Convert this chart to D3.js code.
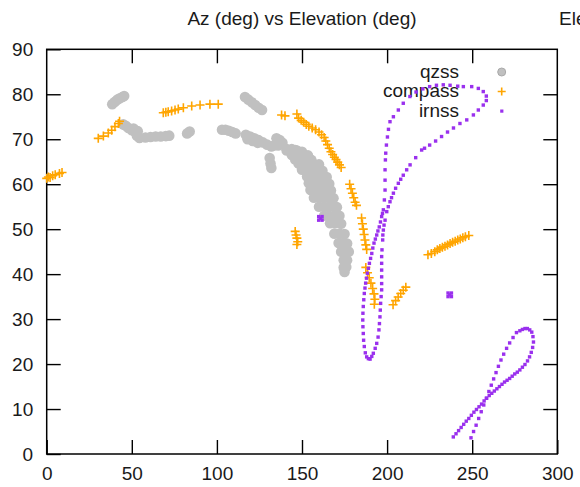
<!DOCTYPE html>
<html><head><meta charset="utf-8">
<script src="https://cdn.jsdelivr.net/npm/d3@7"></script>
<style>
html,body{margin:0;padding:0;background:#fff;overflow:hidden}
svg{display:block}
text{font-family:"Liberation Sans",Arial,Helvetica,sans-serif;fill:#1a1a1a}
</style></head>
<body>
<svg id="chart" width="580" height="487"></svg>
<script>
const title = "Az (deg) vs Elevation (deg)";
const nextTitle = "Elevation";
const xTicks = [0, 50, 100, 150, 200, 250, 300];
const yTicks = [0, 10, 20, 30, 40, 50, 60, 70, 80, 90];
const seriesNames = ["qzss", "compass", "irnss"];
const seriesColors = ["#c0c0c0", "#ffa500", "#9a30ee"];

// qzss: [azimuth, elevation]
const qzss = [
  [38.5,77.8],[40,78.3],[41.5,78.8],[43,79.1],[44.5,79.4],[45.5,79.6],
  [45,73.3],[46.5,73],[48,72.5],[50,72],[52,71.6],[53,70.8],[54.5,70.3],[51,72.4],[53.5,71.8],
  [58,70.4],[61,70.5],[64,70.6],[67,70.6],[70,70.7],[72,70.8],
  [82.5,71.3],[84,71.7],
  [103,72.1],[105,72.1],[107,71.9],[109,71.6],[111,71.3],
  [117,71],[119.5,70.6],[122,70.2],[124.5,69.8],[127,69.3],[129.5,68.8],[132,68.4],
  [118,70],[121,69.6],[124,69.2],
  [116.5,79.4],[118.5,78.8],[120.5,78.2],[122.5,77.6],[124.5,77],[126.5,76.5],
  [135,70.2],[137,69.8],[138.5,69.2],[136,68.6],[133.5,68.6],
  [131,65.8],[131.5,64.6],[132,63.6],
  [141,67.8],[144,67.8],[146,67.6],[148,67.2],
  [141,67.5],[144,67.3],[147,67.5],[150,67.2],
  [144,66.5],[147,66.5],[150,66.5],[153.5,66.4],
  [146,65.5],[149,65.5],[152,65.5],[155.5,65.4],
  [148,64.6],[151,64.6],[154,64.6],[157,64.5],[160,64.4],
  [150,63.2],[153,63.2],[156,63.2],[159,63.1],[162,63],
  [153,61.7],[156,61.7],[159,61.7],[162,61.7],[164.5,61.6],
  [154,60.2],[157,60.2],[160,60.2],[163,60.2],[166,60.1],
  [155,58.7],[158,58.7],[161,58.7],[164,58.7],[167,58.6],
  [157,57],[160,57],[163,57],[166,57],[168.5,56.9],
  [160,55],[163,55],[166,55],[169,55],[170.5,54.9],
  [163,53],[166,53],[169,53],[172,53],
  [166.5,51.3],[169.5,51.3],[173,51.2],
  [169,49],[172,49],[175,48.9],
  [171.5,46.9],[174,46.9],[176.5,46.8],
  [173,45],[175.5,45],[177.5,45],
  [174.5,43.1],[176.5,43.1],
  [174.5,41.5],[176,41.6],
  [175,40.5]
];

// compass: [azimuth, elevation]
const compass = [
  [0,61.3],[1,61.6],[2,61.5],[3.5,61.9],[5,62.1],[7.5,62.4],[9,62.6],
  [30.3,70.2],[33.3,70.7],[36.2,71.4],[38.2,72],[40.1,72.8],[42.1,73.5],[42.8,74],
  [68.5,75.9],[70,76],[71.4,76.1],[73.4,76.3],[75.4,76.5],[77.3,76.7],[80.3,77],[85.2,77.4],[90.1,77.6],[95.9,77.8],[100.8,77.8],
  [138,75.4],[140,75.2],
  [147,75.6],[148,74.7],[149.5,74.2],[151,73.8],[152.5,73.3],[154,72.9],[156,72.5],[158,72.1],[160,71.6],[161.5,71],
  [163,70.4],[164,69.6],[165,68.8],[166,68],[167,67.2],[168,66.6],[169,66],[170,65.5],[171,64.9],[172,64.3],[173,63.7],
  [146,49.5],[146.5,48.7],[147,48],[147.5,47.2],[147,46.6],
  [178,60],[178.8,59],[179.6,58],[180.4,57],[181.2,56],[182,55.3],
  [185,52.5],[185.5,51.2],[186,50],[186.5,48.8],[187,47.6],[187.5,46.5],[188,45.5],
  [187.5,41.5],[188.5,40.3],[189.5,39.2],[190.5,38],[191.5,36.8],[192.3,35.6],[192.8,34.4],[192.5,33.3],
  [203.5,33.2],[205,34.1],[206.5,34.9],[208,35.7],[209.5,36.4],[211,37.1],
  [224,44.3],[226,44.6],[228,45],[229.5,45.4],[231,45.7],[232.5,46],[234,46.2],[235.5,46.5],
  [237,46.8],[238.5,47.1],[240,47.3],[241.5,47.6],[243,47.8],[244.5,48.1],[246,48.3],[248,48.6]
];

// irnss: [azimuth, elevation]
const irnss = [
  [159.8,52],[161.8,52],[159.8,52.8],[161.8,52.8],[160.8,52.4],
  [235.8,35],[237.8,35],[235.8,35.8],[237.8,35.8],[236.8,35.4],
  [201.7,73.9],[203.7,75],[206.6,76.5],[209.5,78],[213.4,79.5],[217,80.5],[221,81.2],[225,81.7],
  [229,82],[233,82.1],[237,82],[241.5,81.8],[244.8,81.7],[249.7,81.7],[253.6,81.3],[256.5,80.6],
  [258.3,79.6],[258.3,78.6],[256.5,77.6],[253.6,76.5],[250.7,75.4],[246.8,74.3],[242.8,73.5],
  [239,72.5],[235.5,71.6],[232,70.6],[228.5,69.6],[225,68.7],[222,68],
  [220.3,67.6],[216.8,65.9],[213.5,64.3],[211.5,63.2],[209.5,62],[208,61.1],[206.6,60.2],[205,59.1],
  [203.7,58],[202.6,57],[201.7,56.1],[200.7,55],[199.8,53.9],[198.8,52],[198.2,50.9],[197.8,49.8],
  [197.5,48.7],[197.4,47.6],[197,45.4],[196.8,43.9],[196.8,42.4],[196.8,40.9],[196.8,39.4],[196.8,37.9],
  [196.8,36.5],[196.5,35],[196.2,33.5],[196,32],[195.8,30.5],[195.5,29],[195.2,27.6],[194.7,26],
  [193.9,24.6],[193,23.5],[191.9,22.4],[191,21.7],[190,21.1],[189,21.2],[188,21.6],[187.2,22.5],
  [186.6,23.9],[186.2,25.3],[186,26.8],[185.8,28.3],[185.7,29.8],[185.8,31.3],[186,32.8],[186.3,34.3],
  [186.6,35.7],[187,36.9],[187.4,38],[187.9,39.1],[188.4,40.2],[189,41.3],[189.6,42.4],[190.3,43.5],
  [191,44.6],[191.6,45.8],[192.3,46.9],[193.1,47.8],[193.9,48.7],[194.6,49.6],[195.4,50.5],[196.1,51.6],
  [196.8,52.8],[197.3,53.5],[197.8,54.3],[198.4,56.5],[198.8,58.7],[198.8,60.9],[198.8,63.2],[199,65.4],
  [199.2,66.9],[199.6,68.7],[200.2,70.5],[200.8,72.2],
  [238.9,3.8],[240.5,4.5],[242,5.2],[243.5,5.9],[245,6.6],[246.5,7.3],[248,7.9],[249.5,8.6],
  [251,9.3],[252.5,9.9],[254,10.5],[255.5,11.1],[257,11.8],[258.5,12.4],[260,13],[261.5,13.5],
  [263,14],[264.5,14.5],[266,15],[267.5,15.5],[269,16],[270.5,16.4],[272,16.8],[273.5,17.3],
  [275,17.8],[276.5,18.2],[278,18.7],[279.5,19.3],[281,19.9],[282.5,20.7],[283.7,21.6],[284.7,22.6],
  [285.5,23.7],[286,24.9],[285.7,26.1],[285,27.1],[283.8,27.6],[282.4,27.9],[281,27.9],[279.5,27.7],
  [278,27.4],
  [276,27],[274,25.9],[272,24.7],[270.2,23.5],[268.5,22.2],[266.9,20.9],[265.4,19.5],[264,18.1],
  [262.6,16.7],[261.2,15.3],[259.8,13.9],[258.3,12.4],[256.8,10.9],[255.3,9.4],[253.8,7.9],[252.3,6.4],
  [250.8,5],[249.3,3.6]
];

const svg = d3.select("#chart");
const L = 46.7, R = 557.3, T = 49.3, B = 454;
const x = d3.scaleLinear().domain([0, 300]).range([L, R]);
const y = d3.scaleLinear().domain([0, 90]).range([B, T]);
const FS = 19, TICK = 14;

// title(s)
svg.append("text").attr("x", (L + R) / 2).attr("y", 25).attr("text-anchor", "middle")
  .style("font-size", FS + "px").text(title);
svg.append("text").attr("x", 559).attr("y", 25).style("font-size", FS + "px").text(nextTitle);

// axes
function styleAxis(g, labels) {
  g.select(".domain").remove();
  g.selectAll(".tick line").attr("stroke", "#000").attr("stroke-width", 1.4);
  if (labels) g.selectAll(".tick text").style("font-size", FS + "px")
      .style("font-family", '"Liberation Sans",Arial,sans-serif').attr("fill", "#1a1a1a");
  else g.selectAll(".tick text").remove();
}
svg.append("g").attr("transform", `translate(0,${B})`)
  .call(d3.axisBottom(x).tickValues(xTicks).tickSizeInner(-TICK).tickSizeOuter(0).tickPadding(13).tickFormat(d3.format("d")))
  .call(g => styleAxis(g, true));
svg.append("g").attr("transform", `translate(0,${T})`)
  .call(d3.axisTop(x).tickValues(xTicks.slice(1, -1)).tickSizeInner(-TICK).tickSizeOuter(0))
  .call(g => styleAxis(g, false));
svg.append("g").attr("transform", `translate(${L},0)`)
  .call(d3.axisLeft(y).tickValues(yTicks).tickSizeInner(-TICK).tickSizeOuter(0).tickPadding(13.5).tickFormat(d3.format("d")))
  .call(g => styleAxis(g, true));
svg.append("g").attr("transform", `translate(${R},0)`)
  .call(d3.axisRight(y).tickValues(yTicks.slice(1, -1)).tickSizeInner(-TICK).tickSizeOuter(0))
  .call(g => styleAxis(g, false));

// frame
svg.append("rect").attr("x", L).attr("y", T).attr("width", R - L).attr("height", B - T)
  .attr("fill", "none").attr("stroke", "#000").attr("stroke-width", 1.5);

// legend
const legY = [77.5, 97, 116.5];
const legend = svg.append("g");
seriesNames.forEach((n, i) => {
  legend.append("text").attr("x", 459).attr("y", legY[i]).attr("text-anchor", "end")
    .style("font-size", FS + "px").text(n);
});
legend.append("circle").attr("cx", 501.7).attr("cy", legY[0] - 5.5).attr("r", 4)
  .attr("fill", seriesColors[0]).attr("stroke", "#aaa").attr("stroke-width", 1);
legend.append("path").attr("d", `M${497.7},${legY[1] - 5.5}h8M${501.7},${legY[1] - 9.5}v8`)
  .attr("stroke", seriesColors[1]).attr("stroke-width", 1.6);
legend.append("rect").attr("x", 500.2).attr("y", legY[2] - 7).attr("width", 3.2).attr("height", 3.2)
  .attr("fill", seriesColors[2]);

// data
const plot = svg.append("g");
plot.selectAll("circle.q").data(qzss).join("circle").attr("class", "q")
  .attr("cx", d => x(d[0])).attr("cy", d => y(d[1])).attr("r", 5.3).attr("fill", seriesColors[0]);
plot.selectAll("path.c").data(compass).join("path").attr("class", "c")
  .attr("d", d => { const cx = x(d[0]), cy = y(d[1]); return `M${cx - 4.5},${cy}h9M${cx},${cy - 4.5}v9`; })
  .attr("stroke", seriesColors[1]).attr("stroke-width", 1.6).attr("fill", "none");
plot.selectAll("rect.i").data(irnss).join("rect").attr("class", "i")
  .attr("x", d => x(d[0]) - 1.7).attr("y", d => y(d[1]) - 1.7).attr("width", 3.4).attr("height", 3.4)
  .attr("fill", seriesColors[2]);
</script>
</body></html>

Exercise description:
Scan the lines above for "chart", then copy every one that has it.

Result for this task:
Convert this chart to D3.js code.
<svg id="chart" width="580" height="487"></svg>
const svg = d3.select("#chart");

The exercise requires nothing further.